Profitable App Profiles

Hi everyone,

Fiinally my first project done on Dataquest (and my second one posted here) is ready to be submitted :relaxed:.

I found this project very interesting, but at the same time quite challenging, with my insights to be open for discussion (mine are different from those in the solution notebook, but I still have doubts about both of them :thinking:).

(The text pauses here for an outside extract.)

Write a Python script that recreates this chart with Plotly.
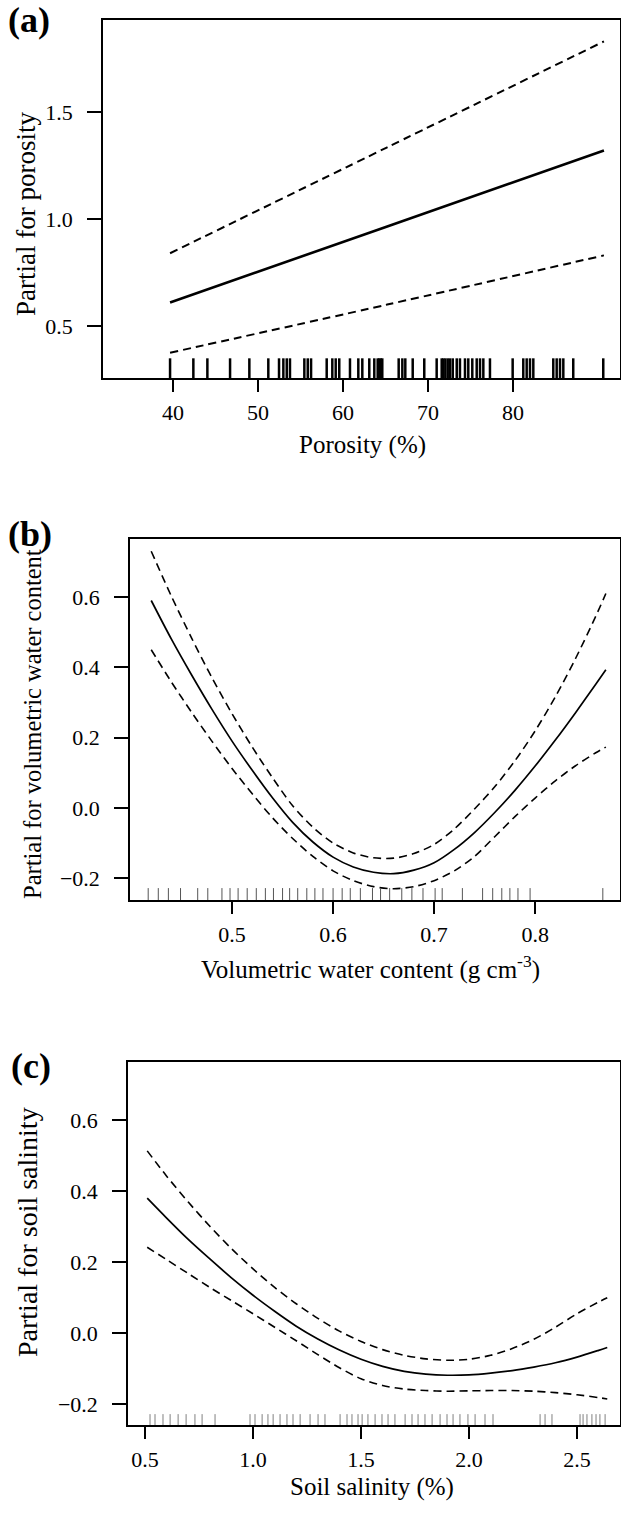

Please take a look at my code and findings and let me know what you think about them. Any comments will be very valuable: code improvements, styling, storytelling, some eventual errors.

Thanks a lot in advance!

Link:
https://app.dataquest.io/m/350/guided-project%3A-profitable-app-profiles-for-the-app-store-and-google-play-markets/14/next-steps

Jupyter:
Profitable_App_Profiles.ipynb (82.5 KB)



Click here to view the jupyter notebook file in a new tab
3 Likes

Hey, Elena!

Reads like a book, nice work :+1:

Some minor details I would add:

  • code cell #2. The 5 lines of code repeated twice with only difference in data set name. You might consider put the code into a function read_data() or something like this to avoid code repetition.
  • code cell #3. Try to avoid magic numbers in function calls like explore_data(android, 0, 3, True) . For readability, it’s better to use named arguments and explicitly indicate what is 0, what is 3, what is True.
  • code cell #25. Same goes here - what is 7? why 7 in android and 4 in ios? What if someone creates additional columns in this data? All these magic numbers will shift and no longer work. You might consider creating variables/constants with clear names and put them somewhere at the start of your project. If something changes, you need to change it only in one place.
    for app in android_cleaned_filtered:    
        if app[7] == '0':
            android_final.append(app)
            
    for app in ios_filtered:
        if app[4] == '0.0':
            ios_final.append(app)
  • cell code #22. You can skip the part if check == True: and put it simply if check:
  • cell code #27. Very nice :wink:
  • cell code #34. You can use method-chaining number_installs = number_installs.replace('+', '').replace(',', '') to avoid repetition or use regular expressions which will be covered later.
  • cell code #36, #38, #40, #42, #44, #46, #48 etc look very similar and repetitive. Is there a way to create a function for this?

Great project!

3 Likes

Hi @lostmachine,

Thank you very much for your essential comments and attention to my work, you helped me a lot! I agree with everything and will introduce all these improvements. My project is already quite long, no need to prolong it with repetitive pieces of code :smile:

2 Likes